Bramble, clover and of course the chestnut trees are in full flower. The glorious stink of chestnut emminating from the hives is reasuring that all colonies are getting what they need. Full nectar flow means happy bees and hives full of honey. Honey supers should be on all hives now and queen excluders should be cleaned and stored away until next spring. The summer honey  allows a late harvest and all brood (mostly drone) layed in to the upper parts of the hive ( the supers) will mostly hatch out and be replaced by honey, by the end of august, just in time for the harvest, but abpve all the queen has the freedom of the hive to organise more honey storage and brood production, so she is much less lilely to swarm. \Theres also a good arguement that shes already starting to prepare for the coming dearth , before the onset of autumn, depressing though it might be, it wont be far away!!
It is a waste of time putting on a honey super after the middle of july, as its the end of the main nectar flow and the end of the swarming season.



This swarm had been on this garden fence for probably four days and had built comb in to the fence. we managed to get most of the bees off, so we then were able to remove the comb and remarkably the bees just walked off the fence, in to the new hive we placed on the floor just adjacent. Its almost as if they were pleased of their new accomodation. The colony has a very small queen that appears to be laying well, so fingers crossed. Thanks again Alan, it was a rather nasty ditch, that was full of nettles that you managed to climb up, while i stood the other side of the fence, as you smoked them across.
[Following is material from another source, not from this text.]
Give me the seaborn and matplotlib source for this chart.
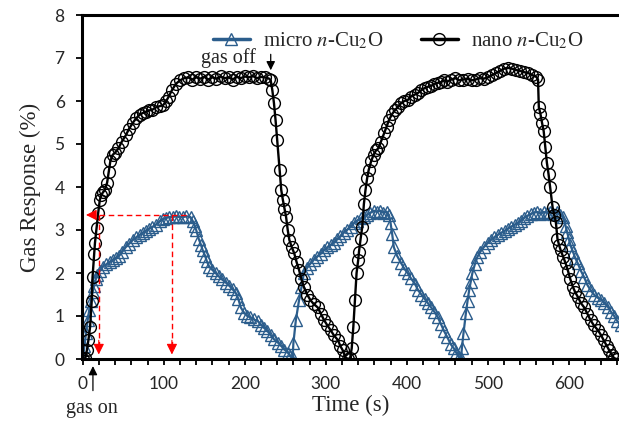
import matplotlib
matplotlib.use("Agg")
import seaborn as sns
from matplotlib import pyplot as plt
from matplotlib.ticker import MultipleLocator

# nano n-Cu2O response (time in s, response in %)
nano_t = [0, 3, 5, 7, 9, 11, 12, 14, 15, 17, 19, 21, 23, 25, 27, 30, 32, 34, 37, 40,
          44, 48, 53, 57, 62, 66, 70, 74, 78, 82, 86, 90, 95, 99, 103, 106, 110, 115, 120, 125,
          130, 135, 140, 145, 150, 155, 160, 165, 170, 175, 180, 185, 190, 195, 200, 205, 210, 215, 220, 225,
          230, 232, 234, 236, 238, 240, 243, 245, 247, 249, 251, 253, 255, 258, 261, 264, 267, 270, 273, 277,
          281, 285, 290, 294, 298, 302, 306, 310, 315, 318, 321, 324, 327, 330, 332, 334, 336, 338, 340, 341,
          343, 345, 347, 349, 351, 353, 356, 359, 362, 365, 368, 372, 375, 378, 382, 386, 389, 393, 397, 401,
          405, 410, 414, 418, 422, 426, 430, 434, 438, 442, 446, 450, 455, 460, 465, 470, 475, 480, 485, 490,
          495, 500, 505, 510, 515, 520, 525, 530, 535, 540, 545, 550, 555, 560, 562, 563, 565, 567, 569, 571,
          573, 575, 577, 580, 582, 584, 586, 588, 590, 593, 596, 599, 602, 605, 608, 611, 615, 619, 623, 627,
          631, 636, 640, 643, 647, 650, 653, 656, 659]
nano_resp = [0.0, 0.02, 0.2, 0.45, 0.75, 1.35, 1.9, 2.45, 2.7, 3.05, 3.4, 3.7, 3.82, 3.88, 3.92, 4.1, 4.35, 4.6, 4.75, 4.8,
             4.9, 5.05, 5.2, 5.35, 5.5, 5.6, 5.68, 5.72, 5.75, 5.78, 5.8, 5.85, 5.88, 5.9, 6.0, 6.1, 6.25, 6.4, 6.48, 6.53,
             6.55, 6.5, 6.55, 6.52, 6.56, 6.5, 6.55, 6.52, 6.57, 6.53, 6.55, 6.5, 6.56, 6.53, 6.57, 6.55, 6.58, 6.53, 6.56, 6.55,
             6.52, 6.48, 6.25, 5.95, 5.55, 5.1, 4.4, 3.93, 3.7, 3.5, 3.3, 3.0, 2.77, 2.6, 2.46, 2.25, 2.07, 1.85, 1.67, 1.5,
             1.37, 1.28, 1.2, 1.05, 0.9, 0.78, 0.67, 0.55, 0.44, 0.3, 0.2, 0.05, 0.0, 0.02, 0.25, 0.75, 1.37, 2.0, 2.3, 2.5,
             2.8, 3.07, 3.6, 3.93, 4.2, 4.4, 4.6, 4.75, 4.85, 4.9, 5.05, 5.25, 5.4, 5.56, 5.7, 5.8, 5.86, 5.95, 6.0, 6.02,
             6.1, 6.15, 6.19, 6.25, 6.3, 6.33, 6.35, 6.4, 6.42, 6.44, 6.48, 6.45, 6.5, 6.53, 6.48, 6.5, 6.52, 6.48, 6.5, 6.53,
             6.52, 6.55, 6.6, 6.65, 6.7, 6.75, 6.77, 6.75, 6.72, 6.7, 6.67, 6.65, 6.6, 6.56, 6.5, 5.86, 5.7, 5.49, 5.3, 4.93,
             4.56, 4.3, 4.0, 3.53, 3.35, 3.19, 2.8, 2.65, 2.53, 2.38, 2.23, 2.05, 1.85, 1.68, 1.55, 1.45, 1.3, 1.2, 1.05, 0.9,
             0.78, 0.67, 0.55, 0.44, 0.3, 0.2, 0.1, 0.02, 0.0]

# micro n-Cu2O response
micro_t = [0, 2, 4, 6, 8, 10, 12, 14, 16, 18, 21, 25, 29, 33, 37, 41, 45, 49, 53, 57,
           62, 66, 70, 74, 78, 82, 86, 90, 95, 99, 103, 107, 111, 115, 119, 124, 128, 133, 136, 138,
           140, 143, 146, 148, 151, 153, 156, 160, 164, 168, 172, 177, 181, 185, 189, 192, 195, 199, 203, 207,
           211, 216, 220, 224, 228, 232, 236, 241, 245, 249, 253, 256, 259, 260, 263, 267, 270, 273, 277, 281,
           285, 289, 294, 298, 302, 306, 310, 314, 318, 322, 326, 331, 335, 339, 343, 347, 351, 355, 359, 363,
           367, 371, 375, 378, 380, 382, 384, 388, 393, 397, 401, 405, 410, 414, 418, 422, 426, 430, 434, 438,
           442, 446, 450, 454, 458, 461, 464, 467, 468, 470, 473, 475, 477, 479, 481, 484, 487, 491, 495, 500,
           504, 508, 512, 516, 521, 525, 529, 533, 537, 541, 545, 549, 553, 557, 561, 565, 569, 573, 577, 581,
           585, 589, 593, 596, 598, 600, 602, 605, 608, 611, 615, 619, 623, 627, 631, 636, 640, 644, 648, 652,
           656, 660, 664]
micro_resp = [0.0, 0.3, 0.6, 0.9, 1.15, 1.35, 1.55, 1.7, 1.85, 1.95, 2.05, 2.15, 2.2, 2.25, 2.3, 2.35, 2.4, 2.5, 2.6, 2.68,
              2.77, 2.83, 2.88, 2.93, 2.98, 3.03, 3.07, 3.12, 3.2, 3.25, 3.28, 3.3, 3.3, 3.32, 3.3, 3.3, 3.32, 3.3, 3.2, 3.1,
              3.0, 2.8, 2.65, 2.53, 2.4, 2.28, 2.15, 2.07, 2.0, 1.92, 1.85, 1.77, 1.7, 1.62, 1.53, 1.4, 1.2, 1.08, 1.0, 0.97,
              0.92, 0.88, 0.8, 0.72, 0.65, 0.55, 0.46, 0.38, 0.3, 0.22, 0.15, 0.08, 0.02, 0.37, 0.9, 1.37, 1.67, 2.0, 2.12, 2.22,
              2.3, 2.38, 2.45, 2.53, 2.6, 2.65, 2.7, 2.78, 2.85, 2.93, 3.0, 3.08, 3.16, 3.22, 3.27, 3.3, 3.35, 3.4, 3.45, 3.42,
              3.45, 3.4, 3.43, 3.35, 3.16, 2.9, 2.6, 2.4, 2.23, 2.1, 2.0, 1.88, 1.75, 1.6, 1.5, 1.4, 1.3, 1.2, 1.1, 0.98,
              0.82, 0.65, 0.51, 0.35, 0.25, 0.15, 0.05, 0.02, 0.25, 0.6, 1.07, 1.35, 1.6, 1.8, 2.0, 2.2, 2.37, 2.5, 2.6, 2.7,
              2.77, 2.83, 2.88, 2.93, 2.98, 3.03, 3.08, 3.12, 3.16, 3.22, 3.28, 3.33, 3.37, 3.4, 3.42, 3.38, 3.42, 3.4, 3.43, 3.38,
              3.42, 3.35, 3.3, 3.1, 2.95, 2.8, 2.65, 2.5, 2.35, 2.23, 2.05, 1.9, 1.72, 1.6, 1.5, 1.42, 1.38, 1.3, 1.22, 1.1,
              1.0, 0.88, 0.78]

# red guide lines (response time / plateau level)
t_resp_start = 19.7
t_resp_end = 110
resp_level = 3.35

micro_color = "#2B5D8C"

sns.set_style("ticks")
plt.rcParams["font.family"] = ["Liberation Serif", "DejaVu Serif"]
plt.rcParams["mathtext.fontset"] = "stix"

fig = plt.figure(figsize=(6.19, 4.24), dpi=100)
ax = fig.add_axes([82 / 619, 65 / 424, 1 - 82 / 619, 344 / 424])

sns.lineplot(x=micro_t, y=micro_resp, ax=ax, sort=False, color=micro_color,
             lw=1.6, marker="^", markersize=8, markerfacecolor="none",
             markeredgecolor=micro_color, markeredgewidth=1.0,
             label=r"micro $n$-Cu$_2$O")
sns.lineplot(x=nano_t, y=nano_resp, ax=ax, sort=False, color="black",
             lw=1.7, marker="o", markersize=8.5, markerfacecolor="none",
             markeredgecolor="black", markeredgewidth=1.0,
             label=r"nano $n$-Cu$_2$O")

# red dashed guides
red_kw = dict(color="red", lw=1.0, ls=(0, (4, 2.5)))
ax.plot([t_resp_start, t_resp_start], [resp_level, 0.3], **red_kw)
ax.plot([t_resp_end, t_resp_end], [resp_level, 0.3], **red_kw)
ax.plot([127, 6], [resp_level, resp_level], **red_kw)
head = dict(arrowstyle="-|>", color="red", mutation_scale=16, lw=0.8)
ax.annotate("", xy=(t_resp_start, 0.04), xytext=(t_resp_start, 0.5), arrowprops=head)
ax.annotate("", xy=(t_resp_end, 0.04), xytext=(t_resp_end, 0.5), arrowprops=head)
ax.annotate("", xy=(0.5, resp_level), xytext=(16, resp_level), arrowprops=head)

# gas on / gas off markers
blk = dict(arrowstyle="-|>", color="black", mutation_scale=13, lw=0.9)
ax.text(180, 7.0, "gas off", ha="center", va="center", fontsize=14.5)
ax.annotate("", xy=(232, 6.65), xytext=(232, 7.15), arrowprops=blk)
ax.annotate("", xy=(12.5, -0.1), xytext=(12.5, -0.8), arrowprops=blk, annotation_clip=False)
ax.text(11, -1.14, "gas on", ha="center", va="center", fontsize=14.5, clip_on=False)

ax.set_xlim(-1, 662)
ax.set_ylim(0, 8)
ax.xaxis.set_major_locator(MultipleLocator(100))
ax.xaxis.set_minor_locator(MultipleLocator(20))
ax.yaxis.set_major_locator(MultipleLocator(1))
ax.tick_params(axis="both", which="both", direction="out", length=4.5, width=1.3,
               labelsize=12.5, labelfontfamily="Lato", color="black")
ax.tick_params(axis="x", pad=8)
ax.tick_params(axis="y", pad=8)

for side in ["left", "bottom", "top"]:
    ax.spines[side].set_linewidth(2.2)
    ax.spines[side].set_color("black")
ax.spines["right"].set_visible(False)

ax.set_xlabel("Time (s)", fontsize=16.5, labelpad=2)
ax.set_ylabel("Gas Response (%)", fontsize=16.5, labelpad=10)

leg = ax.legend(loc="center", bbox_to_anchor=(0.588, 0.924), ncol=2, frameon=False,
                fontsize=15, handlelength=1.8, handletextpad=0.6, columnspacing=1.8)
for line in leg.get_lines():
    line.set_linewidth(2.5)

fig.savefig("out.png", dpi=100)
Another person that called me, said they had the remains of a small swarm in their vegetable patch that had mostly disipated to elsewhere, so i put a swarm trap out and he morning after  a swarm arrived and took up residence. Its just having enough traps and material thats the problem. You must have well used nucs, with well used frames in, if you want a realistic chance of success.




My swarm traps have worked well. Over the last week I have found another 6 swarms in my traps. they are all of varying sizes, some on all 5 frames and some on only two. The smaller ones however, seem to be laying just as quickly as the larger colonies. As soon as you see a few eggs you are reasured that that colony has a realisitc chance of making it through this coming winter, in to the next spring. If the queen fails for many reasons, mostly she just is worn out and exhausted, then as long as she has laid a few eggs to cement her dynasty, thats all a colony will need under the emergency response to successfuly flood a larvae with royal jelly, float out and extend a worker cell in to a beautiful queen cell.


So my plan is to keep as many swarms as possible in ventilated nucs for overwintering.
My criteria for this will be, for this year that they have queens from this years artificially swarming, as its a pretty sure thing that most swarms will contain queens that are probably from last year or more than likely the year before.  I cant be any more selective than that, as i havent at this stage chosen eggs to graft from that subsequently will give me better  selected characteristics and so on! you have to start somewhere.

This will give me a brood factory for next year, so i can make up a very strong hive for queen rearing, which in turn might give me better stronger queens, it will allow me to have a nuc, or a queen ready to transfer in to another hive at short notice. and also give brood or frames of eggs to weaker colonies.
The whole concept is so clear to me now and initially is a lot of work to set up but in the long term the results should help make better queens and stronger hives but from a much more sustainable source!!

I hope your Bees are working well, good forecast for the next few days, just when we need it. Enjoy!!